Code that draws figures
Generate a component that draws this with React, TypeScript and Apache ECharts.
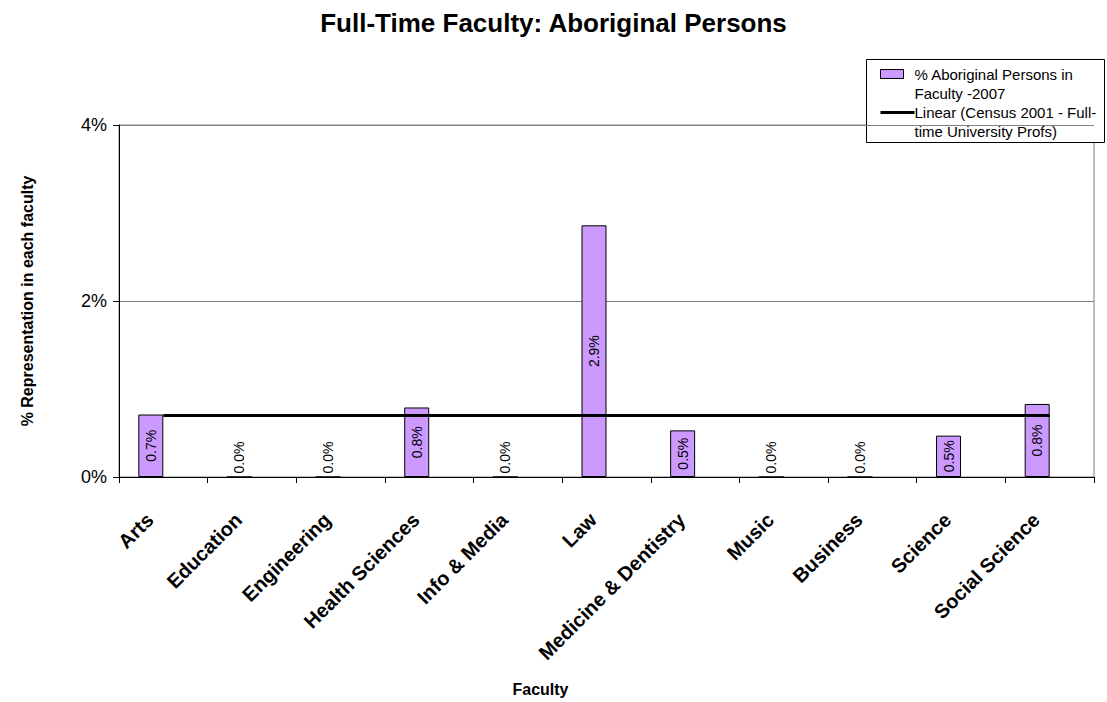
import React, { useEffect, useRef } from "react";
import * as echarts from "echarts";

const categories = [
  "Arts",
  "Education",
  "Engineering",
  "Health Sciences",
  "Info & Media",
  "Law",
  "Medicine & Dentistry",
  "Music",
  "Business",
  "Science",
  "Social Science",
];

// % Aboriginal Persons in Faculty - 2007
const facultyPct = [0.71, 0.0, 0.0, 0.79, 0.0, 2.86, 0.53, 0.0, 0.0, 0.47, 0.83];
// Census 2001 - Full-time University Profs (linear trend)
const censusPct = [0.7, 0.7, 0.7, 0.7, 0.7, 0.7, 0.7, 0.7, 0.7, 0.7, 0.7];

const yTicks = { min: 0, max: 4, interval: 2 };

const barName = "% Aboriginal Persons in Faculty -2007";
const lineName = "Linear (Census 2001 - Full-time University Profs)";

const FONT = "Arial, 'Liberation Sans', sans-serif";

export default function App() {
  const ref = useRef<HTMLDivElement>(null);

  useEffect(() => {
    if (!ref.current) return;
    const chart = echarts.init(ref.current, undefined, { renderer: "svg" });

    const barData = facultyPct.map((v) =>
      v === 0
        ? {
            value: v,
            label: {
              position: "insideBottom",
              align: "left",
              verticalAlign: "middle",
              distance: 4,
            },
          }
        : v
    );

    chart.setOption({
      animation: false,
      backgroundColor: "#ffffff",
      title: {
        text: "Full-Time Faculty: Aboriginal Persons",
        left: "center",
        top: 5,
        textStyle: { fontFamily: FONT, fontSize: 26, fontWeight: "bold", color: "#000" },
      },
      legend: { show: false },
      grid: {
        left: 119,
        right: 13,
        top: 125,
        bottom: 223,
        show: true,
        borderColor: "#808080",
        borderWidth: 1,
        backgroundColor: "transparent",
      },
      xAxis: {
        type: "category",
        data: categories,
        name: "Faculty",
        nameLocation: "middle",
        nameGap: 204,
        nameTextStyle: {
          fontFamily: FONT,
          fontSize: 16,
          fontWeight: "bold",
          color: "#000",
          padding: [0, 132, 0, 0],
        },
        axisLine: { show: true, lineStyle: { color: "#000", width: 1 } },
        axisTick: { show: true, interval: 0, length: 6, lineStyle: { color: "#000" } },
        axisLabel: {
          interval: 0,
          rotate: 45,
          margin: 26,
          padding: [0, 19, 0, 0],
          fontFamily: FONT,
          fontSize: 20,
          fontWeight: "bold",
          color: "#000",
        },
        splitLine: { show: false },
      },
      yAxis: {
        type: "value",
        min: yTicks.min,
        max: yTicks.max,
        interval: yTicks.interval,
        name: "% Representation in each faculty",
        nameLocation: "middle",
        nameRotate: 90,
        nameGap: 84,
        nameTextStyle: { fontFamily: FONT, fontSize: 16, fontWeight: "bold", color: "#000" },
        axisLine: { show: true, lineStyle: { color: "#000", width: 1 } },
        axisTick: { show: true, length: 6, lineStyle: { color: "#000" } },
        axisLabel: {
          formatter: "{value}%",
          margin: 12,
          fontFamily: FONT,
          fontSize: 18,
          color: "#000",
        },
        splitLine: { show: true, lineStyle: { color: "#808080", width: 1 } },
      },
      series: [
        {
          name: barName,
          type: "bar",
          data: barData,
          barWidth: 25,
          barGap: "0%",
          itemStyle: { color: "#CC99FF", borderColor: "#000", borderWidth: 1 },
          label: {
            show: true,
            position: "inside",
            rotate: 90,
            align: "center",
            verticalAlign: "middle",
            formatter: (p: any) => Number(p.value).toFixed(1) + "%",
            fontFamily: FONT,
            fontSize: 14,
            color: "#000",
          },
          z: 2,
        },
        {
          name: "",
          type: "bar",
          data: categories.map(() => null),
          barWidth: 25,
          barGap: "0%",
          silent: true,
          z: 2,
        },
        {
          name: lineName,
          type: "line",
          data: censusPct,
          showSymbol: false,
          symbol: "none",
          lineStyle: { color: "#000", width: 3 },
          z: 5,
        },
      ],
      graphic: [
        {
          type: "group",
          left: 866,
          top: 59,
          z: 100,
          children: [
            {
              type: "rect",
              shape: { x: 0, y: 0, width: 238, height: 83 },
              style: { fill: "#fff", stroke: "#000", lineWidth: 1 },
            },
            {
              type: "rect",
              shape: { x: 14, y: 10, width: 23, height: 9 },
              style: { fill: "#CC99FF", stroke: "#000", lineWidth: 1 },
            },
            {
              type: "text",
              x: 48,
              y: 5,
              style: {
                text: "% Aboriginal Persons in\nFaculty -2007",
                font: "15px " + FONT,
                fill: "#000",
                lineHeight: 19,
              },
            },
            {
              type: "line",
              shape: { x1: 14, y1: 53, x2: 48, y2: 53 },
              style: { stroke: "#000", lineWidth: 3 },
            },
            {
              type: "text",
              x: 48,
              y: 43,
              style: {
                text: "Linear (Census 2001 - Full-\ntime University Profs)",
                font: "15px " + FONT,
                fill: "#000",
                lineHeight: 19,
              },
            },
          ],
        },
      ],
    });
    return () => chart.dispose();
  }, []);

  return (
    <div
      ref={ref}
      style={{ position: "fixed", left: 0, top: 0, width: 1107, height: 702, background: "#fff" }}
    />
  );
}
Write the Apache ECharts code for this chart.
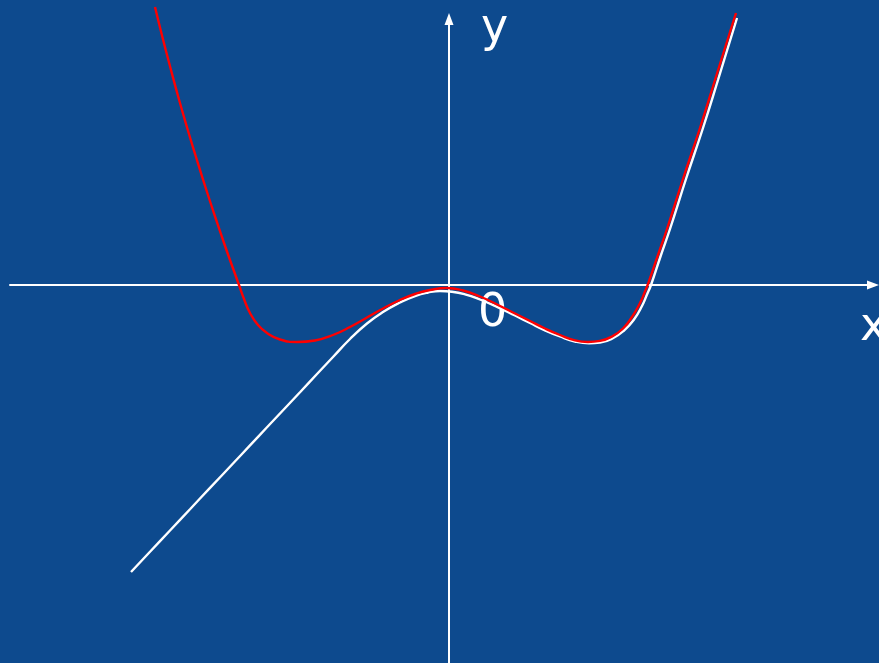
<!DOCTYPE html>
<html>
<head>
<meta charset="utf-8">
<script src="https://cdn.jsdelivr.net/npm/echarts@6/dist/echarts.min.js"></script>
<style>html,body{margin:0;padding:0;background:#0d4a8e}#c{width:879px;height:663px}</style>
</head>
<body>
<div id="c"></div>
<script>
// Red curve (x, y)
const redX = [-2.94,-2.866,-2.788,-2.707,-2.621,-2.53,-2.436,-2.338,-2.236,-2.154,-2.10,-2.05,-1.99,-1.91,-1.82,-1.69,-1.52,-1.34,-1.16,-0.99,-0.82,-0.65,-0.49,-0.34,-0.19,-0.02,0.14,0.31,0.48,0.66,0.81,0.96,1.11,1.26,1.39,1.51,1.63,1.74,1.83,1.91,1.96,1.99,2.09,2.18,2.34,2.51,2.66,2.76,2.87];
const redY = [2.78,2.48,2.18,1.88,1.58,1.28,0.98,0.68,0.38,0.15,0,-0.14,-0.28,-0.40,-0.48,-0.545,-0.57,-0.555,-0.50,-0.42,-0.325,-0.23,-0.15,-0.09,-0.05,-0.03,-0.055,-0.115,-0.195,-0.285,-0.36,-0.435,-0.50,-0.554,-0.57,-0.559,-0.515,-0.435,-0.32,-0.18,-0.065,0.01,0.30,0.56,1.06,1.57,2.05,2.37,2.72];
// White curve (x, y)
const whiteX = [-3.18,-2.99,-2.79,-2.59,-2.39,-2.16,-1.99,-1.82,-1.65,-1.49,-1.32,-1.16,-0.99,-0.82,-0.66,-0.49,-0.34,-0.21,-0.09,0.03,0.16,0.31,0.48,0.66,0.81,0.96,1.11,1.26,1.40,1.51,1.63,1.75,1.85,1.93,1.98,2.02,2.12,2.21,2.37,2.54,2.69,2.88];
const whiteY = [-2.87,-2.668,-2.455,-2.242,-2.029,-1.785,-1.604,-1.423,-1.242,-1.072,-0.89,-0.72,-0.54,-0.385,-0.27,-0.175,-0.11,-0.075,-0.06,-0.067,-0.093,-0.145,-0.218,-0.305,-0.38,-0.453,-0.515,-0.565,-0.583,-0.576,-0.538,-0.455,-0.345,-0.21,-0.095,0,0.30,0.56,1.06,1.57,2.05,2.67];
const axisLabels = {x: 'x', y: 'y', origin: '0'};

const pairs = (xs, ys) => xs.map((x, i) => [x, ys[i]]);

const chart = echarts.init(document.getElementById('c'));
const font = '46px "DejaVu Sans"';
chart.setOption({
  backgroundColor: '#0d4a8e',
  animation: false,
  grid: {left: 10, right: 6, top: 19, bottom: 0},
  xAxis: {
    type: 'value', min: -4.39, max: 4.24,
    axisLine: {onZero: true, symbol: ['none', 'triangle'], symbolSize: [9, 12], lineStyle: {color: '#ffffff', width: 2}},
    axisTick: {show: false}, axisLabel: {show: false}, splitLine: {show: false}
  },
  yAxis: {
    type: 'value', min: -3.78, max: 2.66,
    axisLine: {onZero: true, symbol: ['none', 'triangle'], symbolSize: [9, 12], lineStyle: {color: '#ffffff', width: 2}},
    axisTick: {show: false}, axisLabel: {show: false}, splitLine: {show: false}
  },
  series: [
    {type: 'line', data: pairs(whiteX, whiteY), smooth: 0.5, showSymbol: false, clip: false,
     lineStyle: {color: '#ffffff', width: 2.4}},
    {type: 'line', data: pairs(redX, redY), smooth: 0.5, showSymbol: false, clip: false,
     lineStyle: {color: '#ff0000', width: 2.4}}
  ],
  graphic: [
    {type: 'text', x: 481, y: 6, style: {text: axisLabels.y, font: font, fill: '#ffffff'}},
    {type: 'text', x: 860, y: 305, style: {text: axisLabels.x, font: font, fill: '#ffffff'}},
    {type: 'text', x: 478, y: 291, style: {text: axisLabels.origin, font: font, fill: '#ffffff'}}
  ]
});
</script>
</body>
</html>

### SET EXERCISE
Tally up the lines holding the word "Apache" in the data above, and answer with that figure only.

### FULL RESPONSE
2